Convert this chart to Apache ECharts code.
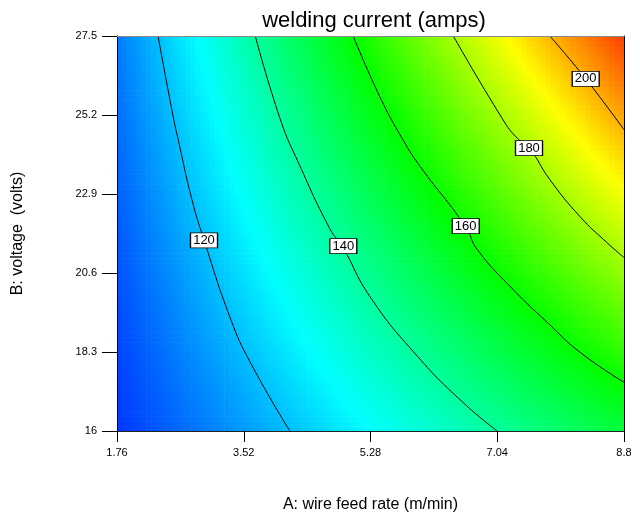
<!DOCTYPE html>
<html>
<head>
<meta charset="utf-8">
<script src="https://cdn.jsdelivr.net/npm/echarts@6/dist/echarts.min.js"></script>
<style>
  html, body { margin: 0; padding: 0; background: #fff; }
  #chart { width: 640px; height: 518px; }
</style>
</head>
<body>
<div id="chart"></div>
<script>
  // A: wire feed rate (m/min) and B: voltage (volts) at the tick positions
  const feedRate = [1.76, 3.52, 5.28, 7.04, 8.8]
  const voltage = [16, 18.3, 20.6, 22.9, 25.2, 27.5]
  // welding current, one row per voltage, one column per feed rate
  const current = [
    [102.8, 115.2, 127.6, 140.0, 152.4],
    [104.5, 119.6, 134.8, 149.9, 165.1],
    [106.2, 124.0, 141.9, 159.8, 177.7],
    [107.9, 128.5, 149.1, 169.7, 190.3],
    [109.6, 132.9, 156.2, 179.6, 202.9],
    [111.3, 137.4, 163.4, 189.4, 215.5]
  ]

  // contour lines, [feed rate, voltage]
  const levels = [120, 140, 160, 180, 200]
  const c120 = [[2.33, 27.5], [2.54, 25.15], [2.61, 24.48], [2.8, 22.74], [2.97, 21.55], [3.34, 19.25], [3.61, 18.0], [4.16, 16]]
  const c140 = [[3.68, 27.5], [4.03, 25.06], [4.28, 23.81], [4.72, 21.87], [4.89, 21.37], [5.27, 19.92], [5.93, 18.18], [6.56, 16.84], [7.04, 16]]
  const c160 = [[5.04, 27.5], [5.41, 25.73], [5.73, 24.48], [5.97, 23.7], [6.6, 21.95], [6.76, 21.29], [7.26, 20.12], [7.73, 19.17], [8.19, 18.29], [8.8, 17.42]]
  const c180 = [[6.43, 27.5], [7.12, 25.06], [7.31, 24.54], [7.48, 24.25], [7.77, 23.32], [8.19, 22.24], [8.56, 21.49], [8.8, 21.05]]
  const c200 = [[7.77, 27.5], [8.27, 26.25], [8.8, 24.77]]
  const contours = [c120, c140, c160, c180, c200]
  // where the level labels sit
  const labelPos = [[2.968, 21.547], [4.902, 21.381], [6.602, 21.962], [7.481, 24.239], [8.268, 26.251]]

  const palette = ['#0000ff', '#00ffff', '#00ff00', '#ffff00', '#ff0000']
  const colorMin = 96
  const colorMax = 223

  function colorOf(v) {
    let t = (v - colorMin) / (colorMax - colorMin)
    t = Math.max(0, Math.min(1, t))
    return echarts.color.lerp(t, palette)
  }

  const nodes = []
  voltage.forEach((b, j) => {
    feedRate.forEach((a, i) => {
      nodes.push([a, b, current[j][i]])
    })
  })

  // shade each cell between four nodes
  function renderCell(params, api) {
    const idx = params.dataIndex
    const i = idx % feedRate.length
    const j = Math.floor(idx / feedRate.length)
    if (i >= feedRate.length - 1 || j >= voltage.length - 1) return
    const p0 = api.coord([feedRate[i], voltage[j]])
    const p1 = api.coord([feedRate[i + 1], voltage[j + 1]])
    const v00 = current[j][i]
    const v10 = current[j][i + 1]
    const v01 = current[j + 1][i]
    const v11 = current[j + 1][i + 1]
    const nx = 26
    const ny = 16
    const w = (p1[0] - p0[0]) / nx
    const h = (p0[1] - p1[1]) / ny
    const children = []
    for (let a = 0; a < nx; a++) {
      for (let b = 0; b < ny; b++) {
        const s = (a + 0.5) / nx
        const t = (b + 0.5) / ny
        const v = v00 * (1 - s) * (1 - t) + v10 * s * (1 - t) + v01 * (1 - s) * t + v11 * s * t
        children.push({
          type: 'rect',
          shape: { x: p0[0] + a * w, y: p0[1] - (b + 1) * h, width: w + 0.6, height: h + 0.6 },
          style: { fill: colorOf(v) }
        })
      }
    }
    return { type: 'group', children: children }
  }

  const font = 'Liberation Sans'
  const chart = echarts.init(document.getElementById('chart'))

  const series = [{
    type: 'custom',
    renderItem: renderCell,
    data: nodes,
    encode: { x: 0, y: 1 },
    clip: true,
    silent: true,
    z: 1
  }]
  contours.forEach((c, k) => {
    series.push({
      name: String(levels[k]),
      type: 'line',
      data: c,
      smooth: 0.5,
      showSymbol: false,
      silent: true,
      lineStyle: { color: '#000', width: 1 },
      z: 5
    })
  })
  series.push({
    type: 'scatter',
    data: levels.map((lv, k) => [labelPos[k][0], labelPos[k][1], lv]),
    symbol: 'rect',
    symbolSize: [27, 15],
    silent: true,
    itemStyle: { color: '#fff', borderColor: '#000', borderWidth: 1, opacity: 1 },
    label: {
      show: true,
      position: 'inside',
      color: '#000',
      fontSize: 13,
      fontFamily: font,
      formatter: p => p.value[2]
    },
    z: 6
  })

  chart.setOption({
    backgroundColor: '#fff',
    animation: false,
    title: {
      text: 'welding current (amps)',
      left: 369,
      top: 5,
      textAlign: 'center',
      textStyle: { color: '#000', fontSize: 22, fontWeight: 'normal', fontFamily: font }
    },
    grid: { left: 117, top: 36, width: 507, height: 396 },
    xAxis: [{
      type: 'value',
      min: 1.76,
      max: 8.8,
      interval: 1.76,
      position: 'bottom',
      z: 10,
      axisLine: { lineStyle: { color: '#222', width: 1 } },
      axisTick: { length: 11, lineStyle: { color: '#000' } },
      axisLabel: {
        margin: 16,
        color: '#000',
        fontSize: 11,
        fontFamily: font,
        formatter: v => String(parseFloat(v.toFixed(2)))
      },
      splitLine: { show: false },
      name: 'A: wire feed rate (m/min)',
      nameLocation: 'middle',
      nameGap: 66,
      nameTextStyle: { color: '#000', fontSize: 16, fontFamily: font }
    }, {
      type: 'value',
      min: 1.76,
      max: 8.8,
      position: 'top',
      z: 10,
      axisLine: { lineStyle: { color: '#888', width: 1 } },
      axisTick: { show: false },
      axisLabel: { show: false },
      splitLine: { show: false }
    }],
    yAxis: [{
      type: 'value',
      min: 16,
      max: 27.5,
      position: 'left',
      z: 10,
      axisLine: { show: true, lineStyle: { color: '#000', width: 1 } },
      axisTick: { show: true, length: 15, customValues: voltage, lineStyle: { color: '#000' } },
      axisLabel: {
        margin: 20,
        color: '#000',
        fontSize: 11,
        fontFamily: font,
        customValues: voltage,
        formatter: v => String(v)
      },
      splitLine: { show: false },
      name: 'B: voltage  (volts)',
      nameLocation: 'middle',
      nameRotate: 90,
      nameGap: 91,
      nameTextStyle: { color: '#000', fontSize: 16, fontFamily: font }
    }, {
      type: 'value',
      min: 16,
      max: 27.5,
      position: 'right',
      z: 10,
      axisLine: { show: true, lineStyle: { color: '#000', width: 1 } },
      axisTick: { show: false },
      axisLabel: { show: false },
      splitLine: { show: false }
    }],
    series: series
  })
</script>
</body>
</html>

Stated problem. Quote each line of the listing exactly, but leave the pictures out.

Expected output.
Convert this chart to Apache ECharts code.
<!DOCTYPE html>
<html>
<head>
<meta charset="utf-8">
<script src="https://cdn.jsdelivr.net/npm/echarts@6/dist/echarts.min.js"></script>
<style>
  html, body { margin: 0; padding: 0; background: #fff; }
  #chart { width: 640px; height: 518px; }
</style>
</head>
<body>
<div id="chart"></div>
<script>
  // A: wire feed rate (m/min) and B: voltage (volts) at the tick positions
  const feedRate = [1.76, 3.52, 5.28, 7.04, 8.8]
  const voltage = [16, 18.3, 20.6, 22.9, 25.2, 27.5]
  // welding current, one row per voltage, one column per feed rate
  const current = [
    [102.8, 115.2, 127.6, 140.0, 152.4],
    [104.5, 119.6, 134.8, 149.9, 165.1],
    [106.2, 124.0, 141.9, 159.8, 177.7],
    [107.9, 128.5, 149.1, 169.7, 190.3],
    [109.6, 132.9, 156.2, 179.6, 202.9],
    [111.3, 137.4, 163.4, 189.4, 215.5]
  ]

  // contour lines, [feed rate, voltage]
  const levels = [120, 140, 160, 180, 200]
  const c120 = [[2.33, 27.5], [2.54, 25.15], [2.61, 24.48], [2.8, 22.74], [2.97, 21.55], [3.34, 19.25], [3.61, 18.0], [4.16, 16]]
  const c140 = [[3.68, 27.5], [4.03, 25.06], [4.28, 23.81], [4.72, 21.87], [4.89, 21.37], [5.27, 19.92], [5.93, 18.18], [6.56, 16.84], [7.04, 16]]
  const c160 = [[5.04, 27.5], [5.41, 25.73], [5.73, 24.48], [5.97, 23.7], [6.6, 21.95], [6.76, 21.29], [7.26, 20.12], [7.73, 19.17], [8.19, 18.29], [8.8, 17.42]]
  const c180 = [[6.43, 27.5], [7.12, 25.06], [7.31, 24.54], [7.48, 24.25], [7.77, 23.32], [8.19, 22.24], [8.56, 21.49], [8.8, 21.05]]
  const c200 = [[7.77, 27.5], [8.27, 26.25], [8.8, 24.77]]
  const contours = [c120, c140, c160, c180, c200]
  // where the level labels sit
  const labelPos = [[2.968, 21.547], [4.902, 21.381], [6.602, 21.962], [7.481, 24.239], [8.268, 26.251]]

  const palette = ['#0000ff', '#00ffff', '#00ff00', '#ffff00', '#ff0000']
  const colorMin = 96
  const colorMax = 223

  function colorOf(v) {
    let t = (v - colorMin) / (colorMax - colorMin)
    t = Math.max(0, Math.min(1, t))
    return echarts.color.lerp(t, palette)
  }

  const nodes = []
  voltage.forEach((b, j) => {
    feedRate.forEach((a, i) => {
      nodes.push([a, b, current[j][i]])
    })
  })

  // shade each cell between four nodes
  function renderCell(params, api) {
    const idx = params.dataIndex
    const i = idx % feedRate.length
    const j = Math.floor(idx / feedRate.length)
    if (i >= feedRate.length - 1 || j >= voltage.length - 1) return
    const p0 = api.coord([feedRate[i], voltage[j]])
    const p1 = api.coord([feedRate[i + 1], voltage[j + 1]])
    const v00 = current[j][i]
    const v10 = current[j][i + 1]
    const v01 = current[j + 1][i]
    const v11 = current[j + 1][i + 1]
    const nx = 26
    const ny = 16
    const w = (p1[0] - p0[0]) / nx
    const h = (p0[1] - p1[1]) / ny
    const children = []
    for (let a = 0; a < nx; a++) {
      for (let b = 0; b < ny; b++) {
        const s = (a + 0.5) / nx
        const t = (b + 0.5) / ny
        const v = v00 * (1 - s) * (1 - t) + v10 * s * (1 - t) + v01 * (1 - s) * t + v11 * s * t
        children.push({
          type: 'rect',
          shape: { x: p0[0] + a * w, y: p0[1] - (b + 1) * h, width: w + 0.6, height: h + 0.6 },
          style: { fill: colorOf(v) }
        })
      }
    }
    return { type: 'group', children: children }
  }

  const font = 'Liberation Sans'
  const chart = echarts.init(document.getElementById('chart'))

  const series = [{
    type: 'custom',
    renderItem: renderCell,
    data: nodes,
    encode: { x: 0, y: 1 },
    clip: true,
    silent: true,
    z: 1
  }]
  contours.forEach((c, k) => {
    series.push({
      name: String(levels[k]),
      type: 'line',
      data: c,
      smooth: 0.5,
      showSymbol: false,
      silent: true,
      lineStyle: { color: '#000', width: 1 },
      z: 5
    })
  })
  series.push({
    type: 'scatter',
    data: levels.map((lv, k) => [labelPos[k][0], labelPos[k][1], lv]),
    symbol: 'rect',
    symbolSize: [27, 15],
    silent: true,
    itemStyle: { color: '#fff', borderColor: '#000', borderWidth: 1, opacity: 1 },
    label: {
      show: true,
      position: 'inside',
      color: '#000',
      fontSize: 13,
      fontFamily: font,
      formatter: p => p.value[2]
    },
    z: 6
  })

  chart.setOption({
    backgroundColor: '#fff',
    animation: false,
    title: {
      text: 'welding current (amps)',
      left: 369,
      top: 5,
      textAlign: 'center',
      textStyle: { color: '#000', fontSize: 22, fontWeight: 'normal', fontFamily: font }
    },
    grid: { left: 117, top: 36, width: 507, height: 396 },
    xAxis: [{
      type: 'value',
      min: 1.76,
      max: 8.8,
      interval: 1.76,
      position: 'bottom',
      z: 10,
      axisLine: { lineStyle: { color: '#222', width: 1 } },
      axisTick: { length: 11, lineStyle: { color: '#000' } },
      axisLabel: {
        margin: 16,
        color: '#000',
        fontSize: 11,
        fontFamily: font,
        formatter: v => String(parseFloat(v.toFixed(2)))
      },
      splitLine: { show: false },
      name: 'A: wire feed rate (m/min)',
      nameLocation: 'middle',
      nameGap: 66,
      nameTextStyle: { color: '#000', fontSize: 16, fontFamily: font }
    }, {
      type: 'value',
      min: 1.76,
      max: 8.8,
      position: 'top',
      z: 10,
      axisLine: { lineStyle: { color: '#888', width: 1 } },
      axisTick: { show: false },
      axisLabel: { show: false },
      splitLine: { show: false }
    }],
    yAxis: [{
      type: 'value',
      min: 16,
      max: 27.5,
      position: 'left',
      z: 10,
      axisLine: { show: true, lineStyle: { color: '#000', width: 1 } },
      axisTick: { show: true, length: 15, customValues: voltage, lineStyle: { color: '#000' } },
      axisLabel: {
        margin: 20,
        color: '#000',
        fontSize: 11,
        fontFamily: font,
        customValues: voltage,
        formatter: v => String(v)
      },
      splitLine: { show: false },
      name: 'B: voltage  (volts)',
      nameLocation: 'middle',
      nameRotate: 90,
      nameGap: 91,
      nameTextStyle: { color: '#000', fontSize: 16, fontFamily: font }
    }, {
      type: 'value',
      min: 16,
      max: 27.5,
      position: 'right',
      z: 10,
      axisLine: { show: true, lineStyle: { color: '#000', width: 1 } },
      axisTick: { show: false },
      axisLabel: { show: false },
      splitLine: { show: false }
    }],
    series: series
  })
</script>
</body>
</html>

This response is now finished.